Hoe begeleidt Kindergarden de cognitieve en zintuigelijke ontwikkeling?
Fantasiespel
Imitatie en fantasie gaan samen: eten maken in het keukentje, luiers verschonen bij de poppen, thee drinken aan tafel. Bij oudere peuters zijn verkleedspullen, het strijkijzer en huishoudelijke materialen geliefd. De oudsten willen met alles helpen; bij het verzamelen van bladeren in de tuin, met afwassen, bij het schoenen poetsen en ramen zemen. Het liefst doen ze wat wij als volwassene de hele dag doen. Materialen uit het echte leven aanbieden is daarom altijd een succes.
Afspraken maken
We betrekken kinderen zoveel mogelijk bij het maken van afspraken en het opstellen van (groeps)regels. Daardoor krijgen ze meer controle en voelt de regel ‘eigen’. Ze zullen zich hierdoor sneller aan de regels houden. Het vergroot bovendien hun oorzaak-gevolg inzicht. Ze ontdekken bijvoorbeeld dat er bijna geen zand in de zandtafel meer is na het spel van andere kinderen. De afspraak die zij met elkaar maken: na het spelen met de zandtafel zelf het zand dat er naast is gevallen met stoffer en blik terug in de tafel gieten.

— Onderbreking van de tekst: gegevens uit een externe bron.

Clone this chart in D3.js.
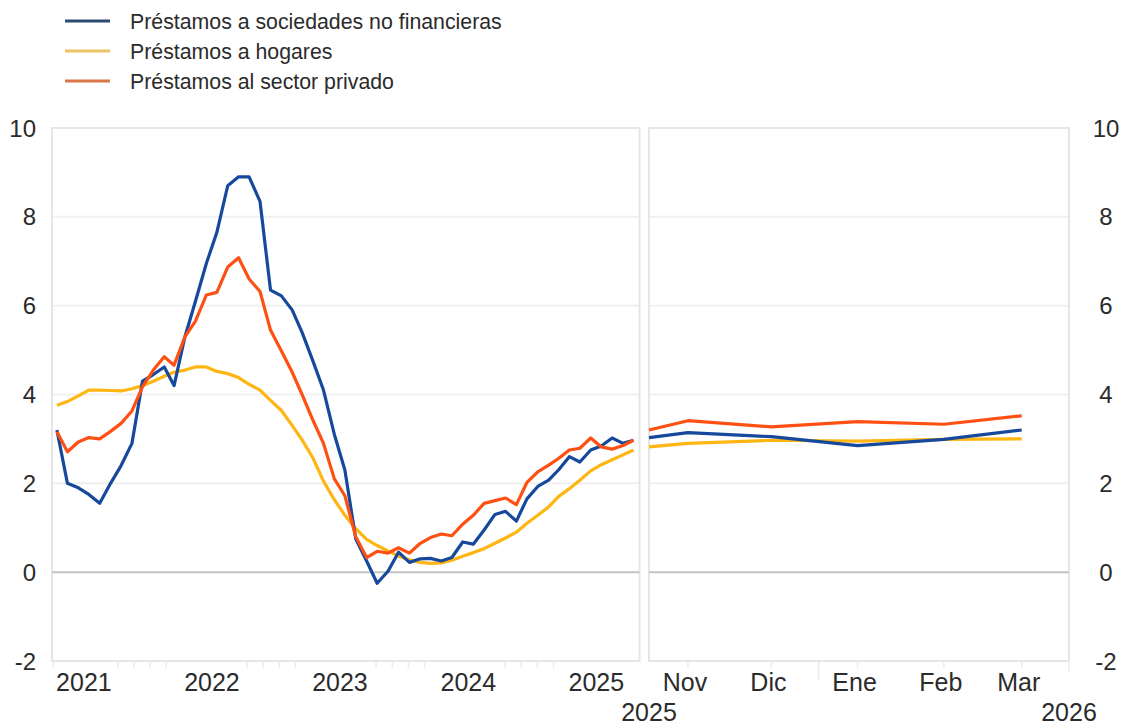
<!DOCTYPE html>
<html><head><meta charset="utf-8">
<script src="https://cdn.jsdelivr.net/npm/d3@7/dist/d3.min.js"></script>
<style>
body{margin:0;background:#fff}
svg{display:block}
text{font-family:"Liberation Sans",Arial,Helvetica,sans-serif;fill:#2b2b2b}
</style>
</head><body>
<svg id="chart" width="1130" height="725"></svg>
<script>
// ---------- DATA ----------
const seriesNames = ["Préstamos a sociedades no financieras", "Préstamos a hogares", "Préstamos al sector privado"];
// monthly, Apr 2021 .. Oct 2025 (55 months)
const nfcLoans = [3.2,2.0,1.9,1.75,1.55,2.0,2.4,2.9,4.3,4.45,4.62,4.2,5.3,6.1,6.95,7.65,8.7,8.9,8.9,8.35,
  6.35,6.22,5.9,5.4,4.75,4.1,3.1,2.3,0.75,0.25,-0.25,0.02,0.45,0.22,0.3,0.31,0.25,0.33,0.68,0.63,
  0.95,1.3,1.37,1.15,1.65,1.93,2.07,2.3,2.6,2.48,2.75,2.84,3.02,2.9,2.97];
const householdLoans = [3.76,3.84,3.97,4.1,4.1,4.09,4.08,4.13,4.2,4.3,4.41,4.5,4.55,4.62,4.62,4.52,4.47,4.38,4.23,4.1,
  3.87,3.64,3.3,2.98,2.57,2.05,1.63,1.28,0.98,0.74,0.6,0.48,0.36,0.28,0.22,0.2,0.21,0.27,0.36,0.44,
  0.53,0.65,0.77,0.9,1.1,1.28,1.47,1.7,1.88,2.07,2.28,2.42,2.53,2.64,2.75];
const privateLoans = [3.16,2.71,2.93,3.03,3.0,3.17,3.35,3.63,4.17,4.55,4.85,4.66,5.3,5.65,6.24,6.3,6.87,7.08,6.6,6.32,
  5.45,4.98,4.5,4.0,3.42,2.9,2.1,1.72,0.8,0.33,0.47,0.43,0.55,0.43,0.65,0.78,0.86,0.82,1.08,1.28,
  1.55,1.61,1.67,1.52,2.02,2.26,2.41,2.56,2.75,2.79,3.02,2.82,2.77,2.85,2.97];
const yearLabels = ["2021","2022","2023","2024","2025"];

// recent panel: start of Nov 2025, then Nov..Mar
const recentLabels = ["Nov","Dic","Ene","Feb","Mar"];
const recentNfc = [3.03,3.14,3.05,2.85,2.99,3.2];
const recentHouseholds = [2.82,2.9,2.97,2.95,2.99,3.0];
const recentPrivate = [3.2,3.41,3.27,3.39,3.33,3.52];
const recentYearLabels = ["2025","2026"];

const yTicks = [-2,0,2,4,6,8,10];

// ---------- LAYOUT ----------
const svg = d3.select("#chart");
const plotTop = 128, plotBottom = 661;
const left1 = 52, right1 = 639.5, left2 = 649, right2 = 1069;
const colors = {nfc:"#16489c", hh:"#ffb612", priv:"#ff5014"};
const legendColors = ["#2d4a73","#ecc465","#d9774b"];

const y = d3.scaleLinear().domain([-2,10]).range([plotBottom, plotTop]);

const months = d3.timeMonth.range(new Date(2021,3,1), new Date(2025,10,1));
const midMonth = months.map(d => d3.timeDay.offset(d, 14));
const xL = d3.scaleTime().domain([new Date(2021,3,1), new Date(2025,10,1)]).range([left1, right1]);

const recentDates = [new Date(2025,10,1)].concat(d3.timeMonth.range(new Date(2025,10,1), new Date(2026,3,1)).map(d=>d3.timeDay.offset(d,14)));
const xR = d3.scaleTime().domain([new Date(2025,10,1), new Date(2026,3,1)]).range([left2, right2]);

// frames + grid
function panel(x0, x1){
  const g = svg.append("g");
  g.selectAll("line.grid").data(yTicks.filter(v=>v!==0 && v!==10 && v!==-2)).join("line")
    .attr("x1",x0).attr("x2",x1).attr("y1",d=>y(d)).attr("y2",d=>y(d))
    .attr("stroke","#f0f0f0").attr("stroke-width",2);
  g.append("rect").attr("x",x0).attr("y",plotTop).attr("width",x1-x0).attr("height",plotBottom-plotTop)
    .attr("fill","none").attr("stroke","#e6e6e6").attr("stroke-width",2);
  g.append("line").attr("x1",x0).attr("x2",x1).attr("y1",y(0)).attr("y2",y(0))
    .attr("stroke","#c4c4c4").attr("stroke-width",2);
}
panel(left1, right1);
panel(left2, right2);

// y axis labels
svg.append("g").selectAll("text").data(yTicks).join("text")
  .attr("x",36).attr("y",d=>y(d)).attr("dy","0.36em").attr("text-anchor","end")
  .attr("font-size",24).text(d=>d);
svg.append("g").selectAll("text").data(yTicks).join("text")
  .attr("x",1106).attr("y",d=>y(d)).attr("dy","0.36em").attr("text-anchor","middle")
  .attr("font-size",24).text(d=>d);

// left x axis: labels at mid-year, faint ticks
const yearPos = yearLabels.map(t => xL(new Date(+t,6,1)));
const tickDates = d3.range(0, 36).map(k => d3.timeDay.offset(new Date(2021,3,1), 4 + k*46));
svg.append("g").selectAll("line").data(tickDates.filter(d => d < new Date(2025,10,1) && yearPos.every(p => Math.abs(xL(d)-p) > 30))).join("line")
  .attr("x1",d=>xL(d)).attr("x2",d=>xL(d)).attr("y1",plotBottom+1).attr("y2",plotBottom+7)
  .attr("stroke","#ececec").attr("stroke-width",1.5);
svg.append("g").selectAll("text").data(yearLabels).join("text")
  .attr("x",(d,i)=>yearPos[i]).attr("y",691).attr("text-anchor","middle")
  .attr("font-size",25).text(d=>d);

// right x axis
const recentMid = recentDates.slice(1);
svg.append("g").selectAll("line").data(recentMid).join("line")
  .attr("x1",d=>xR(d)).attr("x2",d=>xR(d)).attr("y1",plotBottom+1).attr("y2",plotBottom+7)
  .attr("stroke","#ececec").attr("stroke-width",1.5);
svg.append("line").attr("x1",xR(new Date(2026,0,1))).attr("x2",xR(new Date(2026,0,1)))
  .attr("y1",plotBottom+1).attr("y2",plotBottom+19).attr("stroke","#ececec").attr("stroke-width",1.5);
svg.append("line").attr("x1",right2).attr("x2",right2)
  .attr("y1",plotBottom+1).attr("y2",plotBottom+12).attr("stroke","#ececec").attr("stroke-width",1.5);
svg.append("g").selectAll("text").data(recentLabels).join("text")
  .attr("x",(d,i)=>xR(recentMid[i])-3).attr("y",691).attr("text-anchor","middle")
  .attr("font-size",25).text(d=>d);
svg.append("g").selectAll("text").data(recentYearLabels).join("text")
  .attr("x",(d,i)=> i===0 ? xR.range()[0] : xR.range()[1]).attr("y",721).attr("text-anchor","middle")
  .attr("font-size",25).text(d=>d);

// lines
const lineL = d3.line().x((d,i)=>xL(midMonth[i])).y(d=>y(d));
const lineR = d3.line().x((d,i)=>xR(recentDates[i])).y(d=>y(d));
const leftSeries = [[householdLoans,colors.hh],[nfcLoans,colors.nfc],[privateLoans,colors.priv]];
const rightSeries = [[recentHouseholds,colors.hh],[recentNfc,colors.nfc],[recentPrivate,colors.priv]];
svg.append("g").selectAll("path").data(leftSeries).join("path")
  .attr("d",d=>lineL(d[0])).attr("fill","none").attr("stroke",d=>d[1])
  .attr("stroke-width",3.2).attr("stroke-linejoin","round");
svg.append("g").selectAll("path").data(rightSeries).join("path")
  .attr("d",d=>lineR(d[0])).attr("fill","none").attr("stroke",d=>d[1])
  .attr("stroke-width",3.2).attr("stroke-linejoin","round");

// legend
const lg = svg.append("g");
seriesNames.forEach((n,i)=>{
  const yy = 21 + i*30;
  lg.append("line").attr("x1",65).attr("x2",110).attr("y1",yy).attr("y2",yy)
    .attr("stroke",legendColors[i]).attr("stroke-width",3);
  lg.append("text").attr("x",130).attr("y",yy+8).attr("font-size",21.3).text(n);
});
</script>
</body></html>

Knijperspel stimuleert ontdekkingsdrang
Een voorbeeld is het knijperspel; een grote bak met veel gekleurde wasknijpers van verschillende afmetingen. Het leukste en het leerzaamste is om kinderen zelf te laten ontdekken wat ze ermee kunnen doen. We beginnen niet meteen met spelletjes; de kinderen zijn nog te gefascineerd door het nieuwe materiaal en zullen moeite hebben om te luisteren. Ze zullen eraan voelen, erin knijpen, ze uit elkaar halen. Kinderen hebben in deze periode ook behoefte om te ordenen (alle knijpers van dezelfde kleur bij elkaar leggen), te seriëren (een bepaalde volgorde aanbrengen) en te matchen (twee knijpers met dezelfde kleur bij elkaar zoeken).